Kedua, runtuhnya media cetak arus utama adalah bukti begitu arus perubahan zaman telah menggerus cara berbisnis semua media masa. Koran Tempo sudah tidak lagi menerbitkan edisi cetak. Majalah Temponya, meski masih bertahan tapi dengan cetakan yang terus menipis. Begitu juga dengan Jawa Pos Group, harian Kompas, harian Pikiran Rakyat, Suara Merdeka, Media Indonesia. Semua menurunkan oplahnya sampai 70% dan berbalik arah untuk mengelola edisi onlinenya.
Ketiga, sekarang siapapun, di manapun dan kapanpun, tanpa kecuali sudah bisa mengambil fungsi dan peran jurnalis. Bahkan dengan teknologi android, produk Jurnalisme warga bisa lebih cepat dan akurat. Karena, siapapun bisa seketika melaporkan satu peristiwa dan mengunduhnya ke kanal-kanal media sosial.
Sayangnya, produk jurnalisme warga bukanlah produk jurnalistik. Karena beberapa kaidah jurnalisme terabaikan. Tapi dari aspek faktual dan kecepatannya mereka lebih unggul. Ini tentu problematika tersendiri buat dunia pers.
AMBIL POSITIONING BARU
Masa depan pers itu ada di online. Ini adalah fakta yang tidak terbantahkan. Kekuatan online itu kecepatan, faktual dan apa adanya. Maka dari itu menjadi wajar produk medsos lebih dipercaya publik.
Pers mesti ambil positioning baru. Inti dasarnya mesti pro terhadap perubahan dan berpihak pada masa depan. Media yang mencoba bertahan dengan gaya lama pasti hancur digulung perubahan zaman.
“Produk media yang abai terhadap perubahan, maka ia akan tergerus oleh zaman.”
Maka dari itu, UU Pokok Pers mesti mengadopsi jurnalisme warga. UU Pokok Pers mesti menyesuaikan diri dengan perubahan yang ada.
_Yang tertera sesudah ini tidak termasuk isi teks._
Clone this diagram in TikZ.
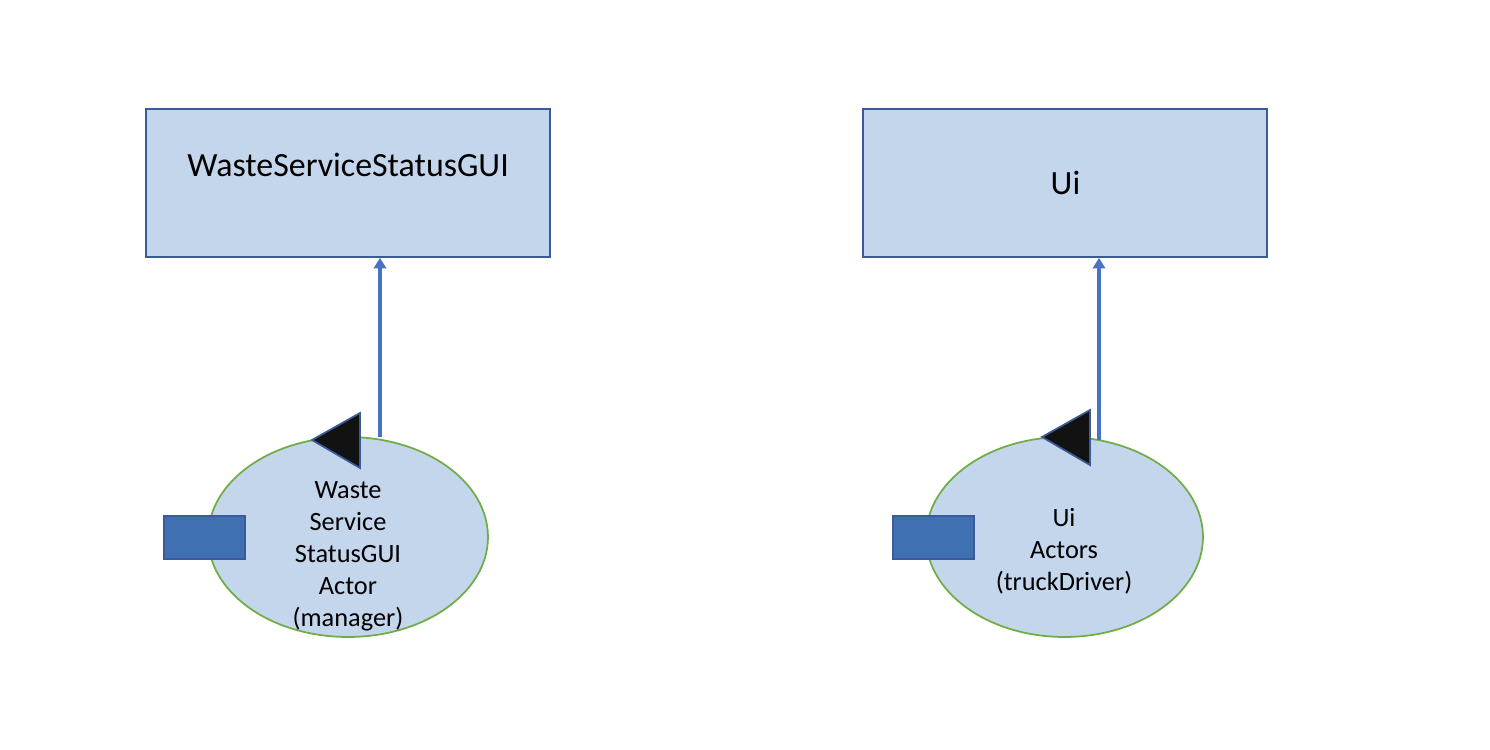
\documentclass[tikz,border=0pt]{standalone}
\usepackage{fontspec}
\setmainfont{Carlito}
\usetikzlibrary{arrows.meta,positioning,shapes.geometric}
\definecolor{boxfill}{HTML}{C4D6EC}
\definecolor{boxline}{HTML}{3A5A98}
\definecolor{actline}{HTML}{70AD47}
\definecolor{portfill}{HTML}{3F70B1}
\definecolor{linkblue}{HTML}{4A72C4}

\begin{document}
\begin{tikzpicture}[
  x=0.02cm, y=-0.02cm,
  guibox/.style={draw=boxline, fill=boxfill, line width=1pt, minimum width=8.08cm, minimum height=2.96cm},
  boxtext/.style={font=\fontsize{19.3}{23}\selectfont},
  actor/.style={draw=actline, fill=boxfill, line width=1pt, ellipse, minimum width=5.6cm, minimum height=4cm},
  actlabel/.style={align=center, font=\fontsize{15}{18.2}\selectfont},
  port/.style={draw=boxline, fill=portfill, line width=0.6pt, minimum width=1.62cm, minimum height=0.86cm},
  flag/.style={draw=boxline, fill=black!93, line width=1pt, line join=miter},
  arr/.style={-{Triangle[length=6pt, width=7pt]}, linkblue, line width=2pt},
]
\useasboundingbox (0,0) rectangle (1490,750);

% --- Left: manager GUI ---
\node[guibox] (gui) at (348,183) {};
\node[boxtext] (guitext) at (348,165) {WasteServiceStatusGUI};
\node[actor] (guiactor) at (348,537) {};
\node[actlabel] (guiactortext) at (348,556) {Waste\\Service\\StatusGUI\\Actor\\(manager)};
\node[port] (guiport) at (204.5,537.5) {};
\draw[flag] (312,440) -- (360,413) -- (360,468) -- cycle;
\coordinate (guisrc) at (380,437);
\draw[arr] (guisrc) -- (guisrc |- gui.south);

% --- Right: truck driver UI ---
\node[guibox] (ui) at (1065,183) {};
\node[boxtext] (uitext) at (1065.5,183) {Ui};
\node[actor, minimum width=5.54cm] (uiactor) at (1064.5,537) {};
\node[actlabel] (uiactortext) at (1064,551) {Ui\\Actors\\(truckDriver)};
\node[port] (uiport) at (933.5,537.5) {};
\draw[flag] (1042,437) -- (1090,410) -- (1090,465) -- cycle;
\coordinate (uisrc) at (1099,440);
\draw[arr] (uisrc) -- (uisrc |- ui.south);
\end{tikzpicture}
\end{document}
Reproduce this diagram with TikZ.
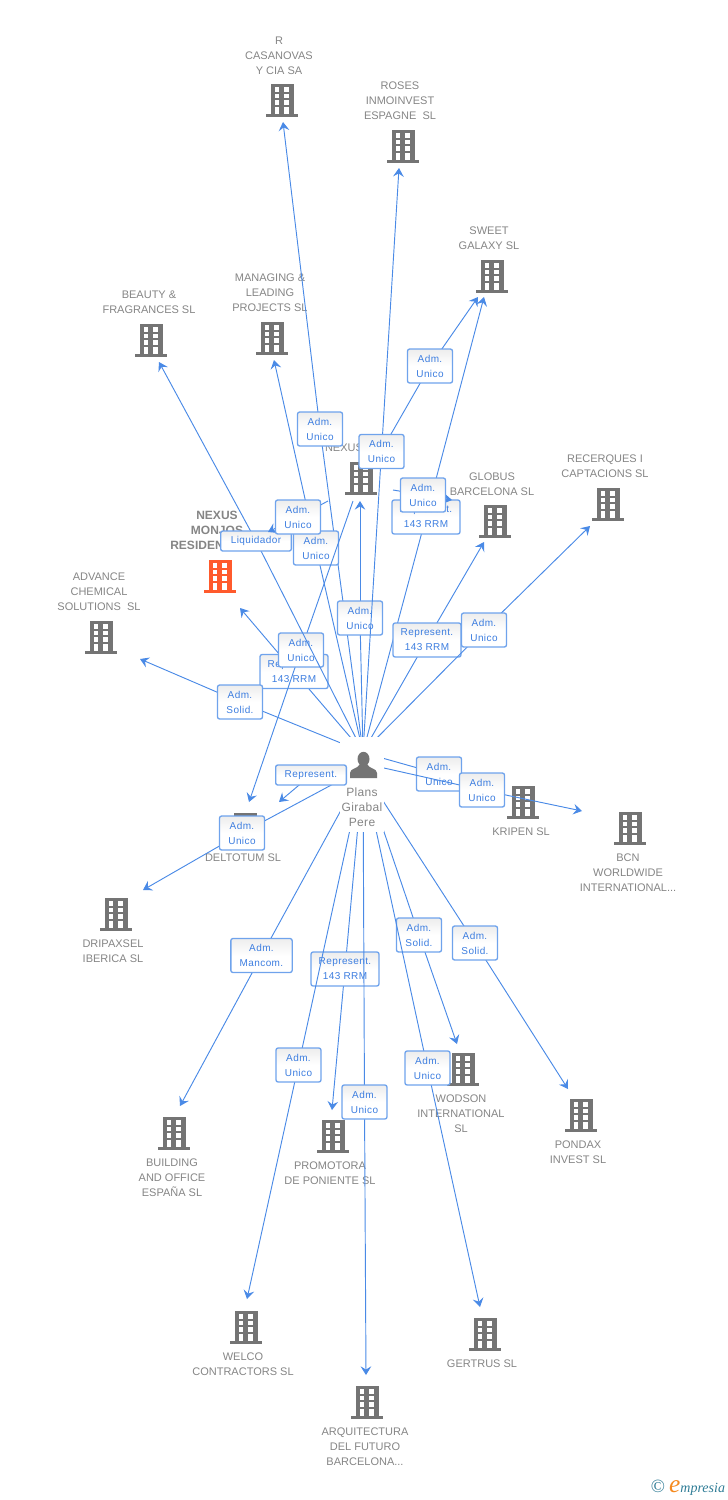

Yang perlu dilakukan adalah bagaimana produk jurnalisme warga bisa menjadi produk jurnalistik, yang tidak melanggar kode etik dan sesuai dengan standard jurnalisme. Akan sangat berbahaya kalau posisi jurnalisme warga dibiarkan tumbuh liar.
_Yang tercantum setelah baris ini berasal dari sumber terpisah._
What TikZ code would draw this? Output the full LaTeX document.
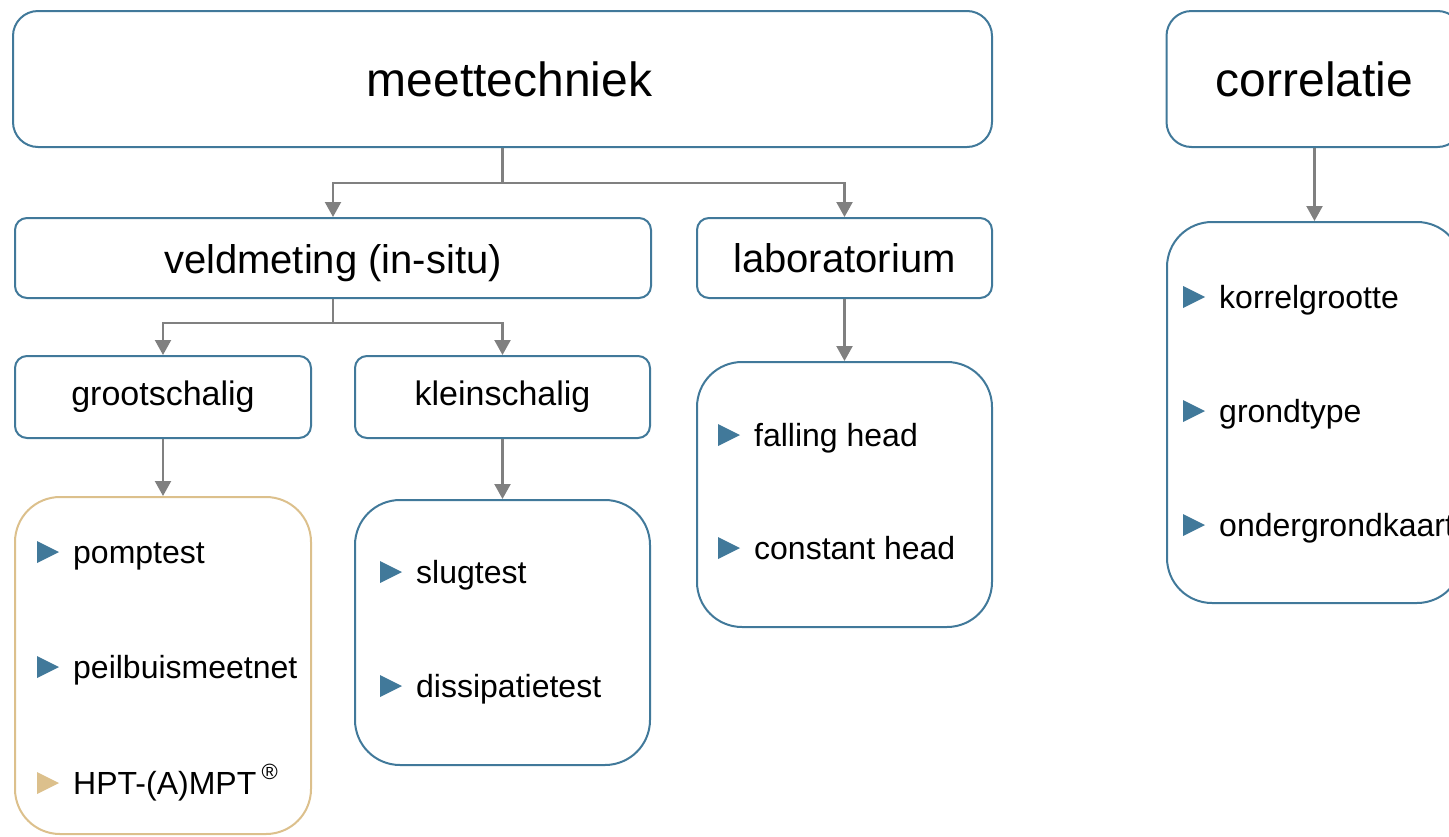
\documentclass[tikz,border=0pt]{standalone}
\usepackage{fontspec}
\setmainfont{Liberation Sans}
\usetikzlibrary{arrows.meta}
\definecolor{bl}{HTML}{41799A}
\definecolor{gd}{HTML}{DCC08C}
\definecolor{gr}{HTML}{808080}
\tikzset{
  box/.style={draw=bl, line width=2pt, fill=white, inner sep=0pt, text=black, align=center},
  titlebox/.style={box, rounded corners=25pt},
  midbox/.style={box, rounded corners=12pt, text depth=0pt},
  listbox/.style={box, rounded corners=45pt},
  line/.style={draw=gr, line width=2.2pt},
  arr/.style={line, -{Triangle[width=16pt,length=15pt]}},
  itemtext/.style={anchor=base west, inner sep=0pt, font=\fontsize{32}{38}\selectfont},
}
\newcommand{\itm}[5]{%
  \node[itemtext] (#1) at (#2,#3) {#4};
  \fill[#5] ([xshift=-36pt]#1.base west) -- ++(0,-22) -- ++(22,11) -- cycle;
}
\begin{document}
\begin{tikzpicture}[x=1pt,y=-1pt]
\useasboundingbox (0,0) rectangle (1449,836);
\clip (0,0) rectangle (1449,836);
% title row
\node[titlebox, minimum width=979pt, minimum height=136pt, font=\fontsize{48}{58}\selectfont] (meet) at (502.5,79) {\hspace*{14pt}meettechniek};
\node[titlebox, minimum width=296pt, minimum height=136pt, font=\fontsize{48}{58}\selectfont] (corr) at (1314.5,79) {correlatie};
% second row
\node[midbox, text height=30pt, minimum width=636pt, minimum height=80pt, font=\fontsize{40}{48}\selectfont] (vel) at (333,258) {veldmeting (in-situ)};
\node[midbox, text height=28pt, minimum width=295pt, minimum height=80pt, font=\fontsize{40}{48}\selectfont] (lab) at (844.5,258) {laboratorium};
% third row
\node[midbox, text height=16pt, minimum width=296pt, minimum height=82pt, font=\fontsize{34}{40}\selectfont] (groot) at (163,397) {grootschalig};
\node[midbox, text height=16pt, minimum width=295pt, minimum height=82pt, font=\fontsize{34}{40}\selectfont] (klein) at (502.5,397) {kleinschalig};
% list boxes
\node[listbox, draw=gd, minimum width=296pt, minimum height=337pt] (glist) at (163,665.5) {};
\node[listbox, minimum width=295pt, minimum height=265pt] (klist) at (502.5,632.5) {};
\node[listbox, minimum width=295pt, minimum height=265pt] (llist) at (844.5,494.5) {};
\node[listbox, minimum width=295pt, minimum height=381pt] (clist) at (1314.5,412.5) {};
% items
\itm{i1}{73}{563}{pomptest}{bl}
\itm{i2}{73}{678}{peilbuismeetnet}{bl}
\itm{i3}{73}{794}{HPT-(A)MPT\,\raisebox{0.45em}{\fontsize{22}{22}\selectfont ®}}{gd}
\itm{i4}{416}{583}{slugtest}{bl}
\itm{i5}{416}{697}{dissipatietest}{bl}
\itm{i6}{754}{446}{falling head}{bl}
\itm{i7}{754}{559}{constant head}{bl}
\itm{i8}{1219}{308}{korrelgrootte}{bl}
\itm{i9}{1219}{422}{grondtype}{bl}
\itm{i10}{1219}{536}{ondergrondkaart}{bl}
% connectors
\coordinate (j1) at (502.5,183);
\draw[line] (meet.south) -- (j1);
\draw[arr] (j1) -| (vel.north);
\draw[arr] (j1) -| (lab.north);
\coordinate (j2) at (333,323);
\draw[line] (vel.south) -- (j2);
\draw[arr] (j2) -| (groot.north);
\draw[arr] (j2) -| (klein.north);
\draw[arr] (groot.south) -- (glist.north);
\draw[arr] (klein.south) -- (klist.north);
\draw[arr] (lab.south) -- (llist.north);
\draw[arr] (corr.south) -- (clist.north);
\end{tikzpicture}
\end{document}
Karena kalau itu terjadi, produk mereka bisa menjadi mesin menyebar hoaxs yang menyesatkan publik. Kanal-kanal Youtube sudah saatnya diatur oleh UU Pokok Pers. Sehingga kanal Youtube bisa tumbuh dengan etika jurnalisme yang tinggi.
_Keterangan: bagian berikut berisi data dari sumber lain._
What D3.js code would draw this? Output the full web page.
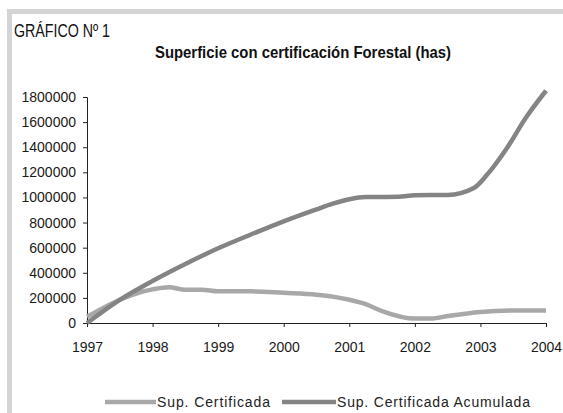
<!DOCTYPE html>
<html><head><meta charset="utf-8">
<script src="https://cdn.jsdelivr.net/npm/d3@7"></script>
<style>body{margin:0;background:#fff}svg{display:block}</style>
</head><body>
<script>
const yearTicks = [1997, 1998, 1999, 2000, 2001, 2002, 2003, 2004];
const yTicks = [0, 200000, 400000, 600000, 800000, 1000000, 1200000, 1400000, 1600000, 1800000];
const seriesNames = ["Sup. Certificada", "Sup. Certificada Acumulada"];
const certX = [1997.0, 1997.25, 1997.5, 1997.75, 1998.0, 1998.25, 1998.5, 1998.75, 1999.0, 1999.5, 2000.0, 2000.5, 2000.75, 2001.0, 2001.25, 2001.5, 2002.0, 2002.25, 2002.5, 2003.0, 2003.5, 2004.0];
const certY = [50000, 120000, 185000, 235000, 268000, 285000, 265000, 265000, 252000, 252000, 240000, 225000, 210000, 185000, 150000, 95000, 35000, 35000, 55000, 88000, 100000, 100000];
const acumX = [1997.0, 1997.5, 1998.0, 1998.5, 1999.0, 1999.5, 2000.0, 2000.5, 2000.75, 2001.0, 2001.25, 2001.75, 2002.0, 2002.5, 2002.9, 2003.1, 2003.4, 2003.7, 2004.0];
const acumY = [0, 185000, 335000, 470000, 595000, 705000, 810000, 905000, 950000, 985000, 1003000, 1005000, 1018000, 1020000, 1075000, 1180000, 1390000, 1640000, 1850000];

const W = 563, H = 413;
const svg = d3.select("body").append("svg").attr("width", W).attr("height", H);
const sans = "'Liberation Sans',Arial,sans-serif";

// frame bands
svg.append("rect").attr("x", 7).attr("y", 9).attr("width", W - 7).attr("height", 5).attr("fill", "#d4d4d4");
svg.append("rect").attr("x", 7).attr("y", 9).attr("width", 5).attr("height", H - 9).attr("fill", "#d4d4d4");

svg.append("text").attr("x", 14).attr("y", 37).attr("font-family", sans).attr("font-size", 17.5)
  .attr("textLength", 96).attr("lengthAdjust", "spacingAndGlyphs")
  .attr("fill", "#111").text("GRÁFICO Nº 1");
svg.append("text").attr("x", 155).attr("y", 58).attr("font-family", sans)
  .attr("font-weight", "bold").attr("font-size", 17).attr("fill", "#111")
  .attr("textLength", 296).attr("lengthAdjust", "spacingAndGlyphs")
  .text("Superficie con certificación Forestal (has)");

const x = d3.scaleLinear().domain([1997, 2004]).range([87, 546]);
const y = d3.scaleLinear().domain([0, 1800000]).range([323, 97]);

const xAxis = svg.append("g").attr("transform", "translate(0,323)")
  .call(d3.axisBottom(x).tickValues(yearTicks).tickFormat(d3.format("d")).tickSize(4).tickPadding(15));
const yAxis = svg.append("g").attr("transform", "translate(87,0)")
  .call(d3.axisLeft(y).tickValues(yTicks).tickFormat(d3.format("d")).tickSize(4).tickPadding(7));
[xAxis, yAxis].forEach(g => {
  g.select(".domain").attr("stroke", "#222");
  g.selectAll(".tick line").attr("stroke", "#222");
  g.selectAll("text").attr("font-family", sans).attr("font-size", 14).attr("fill", "#1a1a1a");
});

const line = d3.line().x(d => x(d[0])).y(d => y(d[1])).curve(d3.curveMonotoneX);
const certData = certX.map((v, i) => [v, certY[i]]);
const acumData = acumX.map((v, i) => [v, acumY[i]]);
const colors = ["#a8a8a8", "#848484"];
svg.append("path").datum(certData).attr("d", line).attr("fill", "none").attr("stroke", colors[0]).attr("stroke-width", 4.5).attr("stroke-linejoin", "round");
svg.append("path").datum(acumData).attr("d", line).attr("fill", "none").attr("stroke", colors[1]).attr("stroke-width", 4.5).attr("stroke-linejoin", "round");

// legend
const legendItems = [{x1: 105, x2: 156, tx: 157, len: 113}, {x1: 282, x2: 336, tx: 337, len: 193}];
legendItems.forEach((l, i) => {
  svg.append("line").attr("x1", l.x1).attr("x2", l.x2).attr("y1", 402).attr("y2", 402)
    .attr("stroke", colors[i]).attr("stroke-width", 4.5);
  svg.append("text").attr("x", l.tx).attr("y", 407).attr("font-family", sans).attr("font-size", 14)
    .attr("textLength", l.len).attr("lengthAdjust", "spacing")
    .attr("fill", "#222").text(seriesNames[i]);
});
</script>
</body></html>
Kita yang paham jurnalisme, selama ini hanya bisa mengurut dada, ketika satu kanal Youtube anggota DPR RI dengan subcriber 6 juta orang digunakan untuk menghancurkan problem pribadi rumah tangga lawan politiknya. Dunia pers jadi penyakitan kalau hal-hal seperti ini tidak segera dikoreksi dan diatur.
JURNALIS KREDIBEL
Insan Pers juga mesti instrospeksi diri. Mereka mesti sadar bahwa profesi jurnalisme itu pekerjaan mulia. Media mesti kembali sebagai anjing penjaga (watchdog) yang garang terhadap para koruptor, biar mereka tidak bisa tidur nyenyak.
Pers mesti tetap menjadi garda terdepan sebagai kekuatan demokrasi keempat, setelah Eksekutif, Yudikatif dan Legislatif. Pers mesti tetap berkomitmen tinggi untuk membela kebenaran dan kepentingan orang banyak.
Berhentilah menjadi reporter pinggir jalan, kelas kampung. Yang sibuk memproduksi berita sampah. Berita kumur-kumur para pejabat letoy. Dan rajin meras sana meras sini. Kredibilitas pers akan bisa terjaga oleh produk jurnalisme yang punya kredibilitas tinggi.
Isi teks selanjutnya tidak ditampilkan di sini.